また、手すりの設置など介護リフォームにかかる住宅改修費の7~9割を、保険で支給するサービスもあります。対象となるリフォーム費用の上限額は20万円です。
6. 介護保険を使わない
自費サービス
これまでに紹介したサービスは、全て介護保険によるサービスです。介護保険ではカバーできない部分を補うものとして、市区町村やNPO法人、民間企業などが提供する介護保険外の自費サービスもありますので、以下にご紹介します。
- 介護予防・日常生活支援総合事業…掃除、食事の準備などの家事支援、外出支援、生活機能維持のための運動やレクリエーションなどを受けられる
- 介護保険外サービス…おむつの支給や訪問理容院、配食サービス、介護者のための家事支援など、介護保険が適用されないサービスを受けられる
在宅介護サービスを利用するまでの流れ
実際に介護サービスを利用する際の流れについて知っておきましょう。
- 1.要介護認定を受けるために、親の居住地の市区町村にある高齢者福祉窓口か、地域包括支援センターに申請を行います。
- 2.市区町村の職員や委託を受けたケアマネジャーなどが自宅を訪問し、本人の心身の状態や日常生活の様子などについて聞き取り調査を行います。
- 3.市区町村の依頼により、かかりつけ医が主治医意見書を作成します。
- 4.聞き取り調査の結果とかかりつけ医の意見書を基に、一次判定を行います。

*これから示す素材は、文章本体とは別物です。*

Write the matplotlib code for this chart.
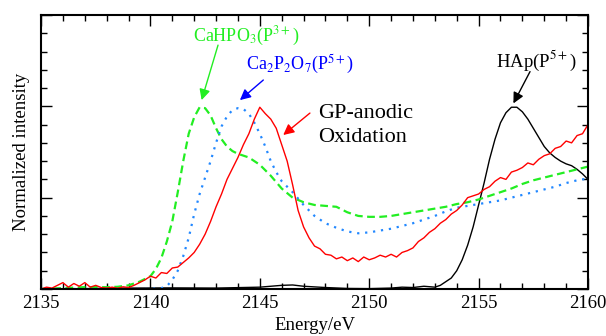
import numpy as np
import matplotlib
matplotlib.use("Agg")
import matplotlib.pyplot as plt
from matplotlib.ticker import MultipleLocator

plt.rcParams['font.family'] = ['Liberation Serif', 'DejaVu Serif']
plt.rcParams['mathtext.fontset'] = 'stix'

# ---- data ----
red_x0, red_step = 2135.0, 0.25
red_y = [0.00, 0.01, 0.005, 0.02, 0.035, 0.01, 0.03, 0.015, 0.035, 0.01,
         0.02, 0.008, 0.005, 0.01, 0.004, 0.012, 0.008, 0.02, 0.035, 0.05,
         0.07, 0.06, 0.09, 0.085, 0.115, 0.12, 0.145, 0.17, 0.2, 0.245,
         0.3, 0.37, 0.45, 0.52, 0.6, 0.66, 0.72, 0.79, 0.85, 0.93,
         0.995, 0.96, 0.93, 0.88, 0.79, 0.70, 0.57, 0.43, 0.34, 0.28,
         0.235, 0.22, 0.19, 0.185, 0.165, 0.175, 0.155, 0.17, 0.15, 0.175,
         0.16, 0.17, 0.185, 0.175, 0.19, 0.175, 0.2, 0.21, 0.225, 0.26,
         0.28, 0.31, 0.33, 0.36, 0.38, 0.41, 0.43, 0.46, 0.5, 0.51,
         0.52, 0.545, 0.56, 0.59, 0.61, 0.6, 0.64, 0.65, 0.665, 0.69,
         0.68, 0.71, 0.73, 0.74, 0.77, 0.78, 0.81, 0.8, 0.84, 0.85, 0.9]
red_x = red_x0 + red_step * np.arange(len(red_y))

green_x = [2135, 2136, 2137, 2138, 2138.5, 2139, 2139.5, 2140, 2140.25, 2140.5,
           2140.75, 2141, 2141.25, 2141.5, 2141.75, 2142, 2142.25, 2142.5, 2142.75, 2143,
           2143.25, 2143.5, 2143.75, 2144, 2144.5, 2145, 2145.5, 2146, 2146.5, 2147,
           2147.5, 2148, 2148.5, 2149, 2149.5, 2150, 2150.5, 2151, 2151.5, 2152,
           2152.5, 2153, 2153.5, 2154, 2154.5, 2155, 2155.5, 2156, 2156.5, 2157,
           2157.5, 2158, 2158.5, 2159, 2159.5, 2160]
green_y = [0.0, 0.005, 0.01, 0.01, 0.012, 0.02, 0.04, 0.07, 0.11, 0.17,
           0.26, 0.37, 0.53, 0.70, 0.85, 0.94, 0.995, 0.99, 0.95, 0.88,
           0.82, 0.78, 0.755, 0.74, 0.72, 0.68, 0.62, 0.55, 0.50, 0.475,
           0.46, 0.455, 0.45, 0.42, 0.40, 0.395, 0.395, 0.40, 0.41, 0.42,
           0.43, 0.44, 0.45, 0.465, 0.475, 0.49, 0.51, 0.53, 0.55, 0.575,
           0.595, 0.61, 0.625, 0.64, 0.655, 0.67]

blue_x = [2135, 2137, 2139, 2140, 2140.5, 2140.75, 2141, 2141.25, 2141.5, 2141.75,
          2142, 2142.25, 2142.5, 2142.75, 2143, 2143.25, 2143.5, 2143.75, 2144, 2144.25,
          2144.5, 2144.75, 2145, 2145.25, 2145.5, 2145.75, 2146, 2146.5, 2147, 2147.5,
          2148, 2148.5, 2149, 2149.5, 2150, 2150.5, 2151, 2151.5, 2152, 2152.5,
          2153, 2153.5, 2154, 2154.5, 2155, 2155.5, 2156, 2156.5, 2157, 2157.5,
          2158, 2158.5, 2159, 2159.5, 2160]
blue_y = [0.0, 0.0, 0.0, 0.0, 0.005, 0.015, 0.05, 0.1, 0.18, 0.28,
          0.41, 0.52, 0.61, 0.7, 0.8, 0.89, 0.945, 0.98, 0.99, 0.985,
          0.96, 0.91, 0.85, 0.78, 0.70, 0.64, 0.59, 0.53, 0.46, 0.40,
          0.36, 0.335, 0.315, 0.305, 0.31, 0.32, 0.33, 0.345, 0.36, 0.38,
          0.40, 0.425, 0.445, 0.455, 0.465, 0.475, 0.485, 0.5, 0.515, 0.53,
          0.545, 0.56, 0.58, 0.595, 0.605]

black_x = [2135, 2137, 2139, 2141, 2143, 2145, 2146, 2146.5, 2147, 2148,
           2149, 2150, 2151, 2151.5, 2152, 2152.5, 2153, 2153.25, 2153.5, 2153.75,
           2154, 2154.25, 2154.5, 2154.75, 2155, 2155.25, 2155.5, 2155.75, 2156, 2156.25,
           2156.5, 2156.75, 2157, 2157.25, 2157.5, 2157.75, 2158, 2158.25, 2158.5, 2158.75,
           2159, 2159.25, 2159.5, 2159.75, 2160]
black_y = [0.0, 0.002, 0.005, 0.006, 0.005, 0.01, 0.02, 0.022, 0.015, 0.008,
           0.003, 0.002, 0.005, 0.01, 0.008, 0.015, 0.01, 0.02, 0.04, 0.06,
           0.1, 0.16, 0.24, 0.34, 0.46, 0.58, 0.71, 0.82, 0.91, 0.965,
           0.995, 0.995, 0.97, 0.93, 0.88, 0.83, 0.78, 0.745, 0.72, 0.70,
           0.685, 0.675, 0.655, 0.63, 0.6]

xticks = [2135, 2140, 2145, 2150, 2155, 2160]

# ---- figure ----
fig = plt.figure(figsize=(6.06, 3.36), dpi=100)
ax = fig.add_axes([0.0677, 0.1399, 0.9026, 0.8155])

ax.plot(black_x, black_y, color='black', lw=1.0)
ax.plot(green_x, green_y, color='#22ee22', lw=1.6, ls=(0, (3.5, 2.0)))
ax.plot(blue_x, blue_y, color='#2288ff', lw=1.6, ls=(0, (1.0, 2.6)))
ax.plot(red_x, red_y, color='red', lw=1.0)

ax.set_xlim(2135, 2160)
ax.set_ylim(0, 1.5)
ax.set_xticks(xticks)
ax.xaxis.set_minor_locator(MultipleLocator(1))
ax.yaxis.set_major_locator(MultipleLocator(0.5))
ax.yaxis.set_minor_locator(MultipleLocator(0.1))
ax.tick_params(which='both', direction='in', top=True, right=True, width=1.0)
ax.tick_params(which='major', length=8, labelsize=13.5, pad=4)
ax.tick_params(which='minor', length=4.5)
ax.tick_params(axis='y', which='both', labelleft=False)
for s in ax.spines.values():
    s.set_linewidth(1.5)

ax.set_xlabel('Energy/eV', fontsize=13.5, labelpad=4)
ax.set_ylabel('Normalized intensity', fontsize=13.5, labelpad=8)

# annotations
ax.text(2141.93, 1.354, r'CaHPO$_3$(P$^{3+}$)', color='#22ee22', fontsize=13,
        ha='left', va='baseline')
ax.annotate('', xy=(2142.34, 1.034), xytext=(2143.09, 1.335),
            arrowprops=dict(arrowstyle='-|>', color='#22ee22', lw=1.0,
                            mutation_scale=16, shrinkA=0, shrinkB=0))
ax.text(2144.37, 1.199, r'Ca$_2$P$_2$O$_7$(P$^{5+}$)', color='blue', fontsize=13,
        ha='left', va='baseline')
ax.annotate('', xy=(2144.09, 1.034), xytext=(2145.16, 1.144),
            arrowprops=dict(arrowstyle='-|>', color='blue', lw=1.0,
                            mutation_scale=16, shrinkA=0, shrinkB=0))
ax.text(2147.67, 0.934, 'GP-anodic', color='black', fontsize=16,
        ha='left', va='baseline')
ax.text(2147.67, 0.806, 'Oxidation', color='black', fontsize=16,
        ha='left', va='baseline')
ax.annotate('', xy=(2146.07, 0.843), xytext=(2147.29, 0.963),
            arrowprops=dict(arrowstyle='-|>', color='red', lw=1.0,
                            mutation_scale=16, shrinkA=0, shrinkB=0))
ax.text(2157.67, 1.217, r'HAp(P$^{5+}$)', color='black', fontsize=13.5,
        ha='center', va='baseline')
ax.annotate('', xy=(2156.59, 1.016), xytext=(2157.35, 1.19),
            arrowprops=dict(arrowstyle='-|>', color='black', lw=1.0,
                            mutation_scale=16, shrinkA=0, shrinkB=0))

fig.savefig('out.png', dpi=100)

次に、保健・医療・福祉の専門家が二次判定を行います。
- 5.「要支援1・2」「要介護1~5」「非該当(自立)」のいずれかの判定が出されます。結果は通常、申請日から30日以内に送付されます。
- 6.介護サービスの利用計画書(ケアプラン)を作成します。通常はケアマネジャーが利用者本人や家族と相談しながら、プランを作成します。
- 7.ケアプランに基づいたサービスを利用開始します
なお、要支援1または2の判定が出た場合は「介護予防サービス」となり、ケアマネジャーは原則として地域包括支援センターの職員が担うことになります。サービス内容も、要介護者が利用するものとは少し異なります。
介護サービスの利用の流れについては、こちらの記事も参考にしてください。
介護保険とは? 制度のしくみや利用できるサービスなどを分かりやすく解説
まとめ
在宅介護にはメリットもありますが、介護をする人の負担が高くなりがちなのが注意すべき点です。無理なく続ける上で大切なのは、上手に人の手を借りて介護を分散すること。また、同じ立場にある人たちと情報交換したり、在宅介護の経験が長い人に相談したりするのもおすすめです。
在宅で受けられる介護サービスの内容は多岐にわたるため、ケアマネジャーや地域包括支援センターに相談しながら決めていきましょう。